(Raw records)
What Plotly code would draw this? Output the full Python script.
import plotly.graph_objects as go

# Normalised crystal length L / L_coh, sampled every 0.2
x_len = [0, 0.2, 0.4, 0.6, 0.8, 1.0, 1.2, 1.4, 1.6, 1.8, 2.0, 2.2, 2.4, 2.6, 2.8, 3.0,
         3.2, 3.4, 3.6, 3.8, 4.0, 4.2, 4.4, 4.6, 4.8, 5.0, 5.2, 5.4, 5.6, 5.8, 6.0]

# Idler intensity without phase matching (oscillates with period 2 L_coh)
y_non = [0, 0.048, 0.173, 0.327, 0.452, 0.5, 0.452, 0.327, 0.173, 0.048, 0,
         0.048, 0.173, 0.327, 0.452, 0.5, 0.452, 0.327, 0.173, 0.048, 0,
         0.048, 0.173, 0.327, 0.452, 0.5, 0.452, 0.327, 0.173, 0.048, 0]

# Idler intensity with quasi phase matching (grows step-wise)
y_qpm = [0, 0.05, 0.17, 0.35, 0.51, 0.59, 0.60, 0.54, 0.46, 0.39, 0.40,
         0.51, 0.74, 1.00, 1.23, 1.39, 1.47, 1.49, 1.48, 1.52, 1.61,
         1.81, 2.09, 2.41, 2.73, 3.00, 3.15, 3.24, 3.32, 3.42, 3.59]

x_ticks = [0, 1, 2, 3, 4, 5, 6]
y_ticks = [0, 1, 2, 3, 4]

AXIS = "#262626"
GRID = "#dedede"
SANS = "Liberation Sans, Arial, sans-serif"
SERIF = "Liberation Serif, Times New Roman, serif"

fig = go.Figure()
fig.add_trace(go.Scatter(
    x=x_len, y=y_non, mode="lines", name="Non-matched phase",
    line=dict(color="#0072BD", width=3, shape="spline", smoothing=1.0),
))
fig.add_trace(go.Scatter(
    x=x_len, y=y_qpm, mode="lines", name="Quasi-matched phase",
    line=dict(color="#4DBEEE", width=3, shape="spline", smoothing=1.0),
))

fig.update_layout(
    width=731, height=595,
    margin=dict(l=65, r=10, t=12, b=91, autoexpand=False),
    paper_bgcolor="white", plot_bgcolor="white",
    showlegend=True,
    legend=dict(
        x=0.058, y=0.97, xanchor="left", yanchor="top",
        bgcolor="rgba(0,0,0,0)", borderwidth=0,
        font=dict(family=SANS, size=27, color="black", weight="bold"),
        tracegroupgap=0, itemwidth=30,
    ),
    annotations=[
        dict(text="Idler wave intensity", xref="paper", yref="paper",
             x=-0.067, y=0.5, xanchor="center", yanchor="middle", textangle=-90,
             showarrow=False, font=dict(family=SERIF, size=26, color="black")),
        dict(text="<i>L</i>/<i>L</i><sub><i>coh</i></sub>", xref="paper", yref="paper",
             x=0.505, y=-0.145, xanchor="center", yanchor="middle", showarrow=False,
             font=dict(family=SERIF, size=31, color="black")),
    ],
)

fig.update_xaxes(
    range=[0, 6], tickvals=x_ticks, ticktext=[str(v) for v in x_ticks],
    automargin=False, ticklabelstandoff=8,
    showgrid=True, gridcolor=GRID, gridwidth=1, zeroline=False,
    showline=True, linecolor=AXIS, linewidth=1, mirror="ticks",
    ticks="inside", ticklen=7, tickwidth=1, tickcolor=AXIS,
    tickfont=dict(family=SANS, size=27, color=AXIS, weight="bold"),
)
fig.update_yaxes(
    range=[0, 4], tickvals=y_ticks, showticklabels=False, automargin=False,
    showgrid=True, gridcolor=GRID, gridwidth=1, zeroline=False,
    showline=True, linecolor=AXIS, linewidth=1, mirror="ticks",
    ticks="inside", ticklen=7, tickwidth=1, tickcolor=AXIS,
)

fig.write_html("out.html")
--
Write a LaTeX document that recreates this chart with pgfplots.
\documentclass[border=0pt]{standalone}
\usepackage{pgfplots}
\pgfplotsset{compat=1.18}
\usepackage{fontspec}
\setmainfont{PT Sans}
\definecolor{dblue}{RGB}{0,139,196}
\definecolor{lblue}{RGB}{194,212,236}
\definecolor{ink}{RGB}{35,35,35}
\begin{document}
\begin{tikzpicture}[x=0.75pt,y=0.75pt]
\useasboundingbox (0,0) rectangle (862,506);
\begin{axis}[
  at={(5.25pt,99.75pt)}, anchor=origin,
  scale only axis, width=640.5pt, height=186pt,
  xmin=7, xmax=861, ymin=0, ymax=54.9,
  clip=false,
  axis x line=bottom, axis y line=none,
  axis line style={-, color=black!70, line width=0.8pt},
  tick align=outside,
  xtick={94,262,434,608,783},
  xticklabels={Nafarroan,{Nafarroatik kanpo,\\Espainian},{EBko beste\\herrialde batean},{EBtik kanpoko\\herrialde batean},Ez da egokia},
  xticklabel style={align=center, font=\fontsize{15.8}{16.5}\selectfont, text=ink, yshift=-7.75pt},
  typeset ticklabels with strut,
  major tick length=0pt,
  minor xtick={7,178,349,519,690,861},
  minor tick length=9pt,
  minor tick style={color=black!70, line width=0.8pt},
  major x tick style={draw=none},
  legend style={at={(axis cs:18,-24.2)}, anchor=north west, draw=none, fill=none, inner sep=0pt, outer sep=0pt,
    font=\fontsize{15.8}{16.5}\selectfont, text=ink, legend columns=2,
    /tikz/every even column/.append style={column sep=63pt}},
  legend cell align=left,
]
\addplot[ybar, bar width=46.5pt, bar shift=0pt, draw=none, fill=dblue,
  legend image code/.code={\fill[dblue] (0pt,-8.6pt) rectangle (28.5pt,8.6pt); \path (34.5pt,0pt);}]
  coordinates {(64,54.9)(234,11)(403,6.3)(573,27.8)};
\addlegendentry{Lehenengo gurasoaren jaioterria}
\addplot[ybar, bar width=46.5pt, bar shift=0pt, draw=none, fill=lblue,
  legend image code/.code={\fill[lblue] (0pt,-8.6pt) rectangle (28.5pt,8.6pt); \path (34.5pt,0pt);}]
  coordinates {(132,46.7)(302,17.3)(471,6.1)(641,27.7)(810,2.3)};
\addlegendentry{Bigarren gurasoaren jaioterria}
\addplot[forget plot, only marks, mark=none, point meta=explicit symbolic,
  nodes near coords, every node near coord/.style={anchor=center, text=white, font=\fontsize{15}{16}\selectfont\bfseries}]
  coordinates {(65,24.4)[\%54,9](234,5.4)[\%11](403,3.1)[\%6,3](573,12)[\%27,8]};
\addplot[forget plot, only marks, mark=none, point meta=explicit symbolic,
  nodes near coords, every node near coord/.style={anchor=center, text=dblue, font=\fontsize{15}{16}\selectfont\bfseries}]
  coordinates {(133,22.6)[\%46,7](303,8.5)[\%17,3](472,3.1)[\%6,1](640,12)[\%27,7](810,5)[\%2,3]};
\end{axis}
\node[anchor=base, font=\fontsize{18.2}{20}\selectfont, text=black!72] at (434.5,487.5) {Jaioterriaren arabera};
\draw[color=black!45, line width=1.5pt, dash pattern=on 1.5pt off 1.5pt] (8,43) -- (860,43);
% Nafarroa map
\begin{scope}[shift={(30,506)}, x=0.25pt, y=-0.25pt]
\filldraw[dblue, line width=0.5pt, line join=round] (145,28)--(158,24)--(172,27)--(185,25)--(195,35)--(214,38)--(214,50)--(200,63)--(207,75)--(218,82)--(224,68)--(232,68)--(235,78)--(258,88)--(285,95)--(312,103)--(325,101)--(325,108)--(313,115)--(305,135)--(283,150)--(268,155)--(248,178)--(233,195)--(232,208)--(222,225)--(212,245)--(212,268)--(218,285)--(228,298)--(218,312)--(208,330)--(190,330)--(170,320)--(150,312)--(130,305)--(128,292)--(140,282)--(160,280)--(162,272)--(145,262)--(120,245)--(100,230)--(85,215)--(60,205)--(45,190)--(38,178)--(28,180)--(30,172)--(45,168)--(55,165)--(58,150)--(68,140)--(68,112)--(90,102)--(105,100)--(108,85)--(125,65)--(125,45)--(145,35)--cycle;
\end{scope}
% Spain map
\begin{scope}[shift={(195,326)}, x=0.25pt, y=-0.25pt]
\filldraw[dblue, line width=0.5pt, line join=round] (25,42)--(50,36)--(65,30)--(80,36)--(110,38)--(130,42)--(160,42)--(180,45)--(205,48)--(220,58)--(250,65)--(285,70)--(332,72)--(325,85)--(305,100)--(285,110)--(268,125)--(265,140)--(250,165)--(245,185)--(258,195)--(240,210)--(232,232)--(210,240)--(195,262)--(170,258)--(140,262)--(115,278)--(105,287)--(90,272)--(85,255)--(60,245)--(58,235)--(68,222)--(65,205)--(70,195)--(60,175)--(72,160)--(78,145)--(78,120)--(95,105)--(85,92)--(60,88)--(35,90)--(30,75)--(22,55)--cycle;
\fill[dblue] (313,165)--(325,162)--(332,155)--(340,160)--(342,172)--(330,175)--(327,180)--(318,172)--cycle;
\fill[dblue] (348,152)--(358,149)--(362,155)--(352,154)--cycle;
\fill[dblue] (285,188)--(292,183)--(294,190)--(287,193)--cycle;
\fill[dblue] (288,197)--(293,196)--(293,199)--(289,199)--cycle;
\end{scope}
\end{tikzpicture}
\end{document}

(WHAT IS BEING ASKED):
Gather all the lines that include the word "this" and copy them out.

(TASK SOLUTION):
What Plotly code would draw this? Output the full Python script.
Write a LaTeX document that recreates this chart with pgfplots.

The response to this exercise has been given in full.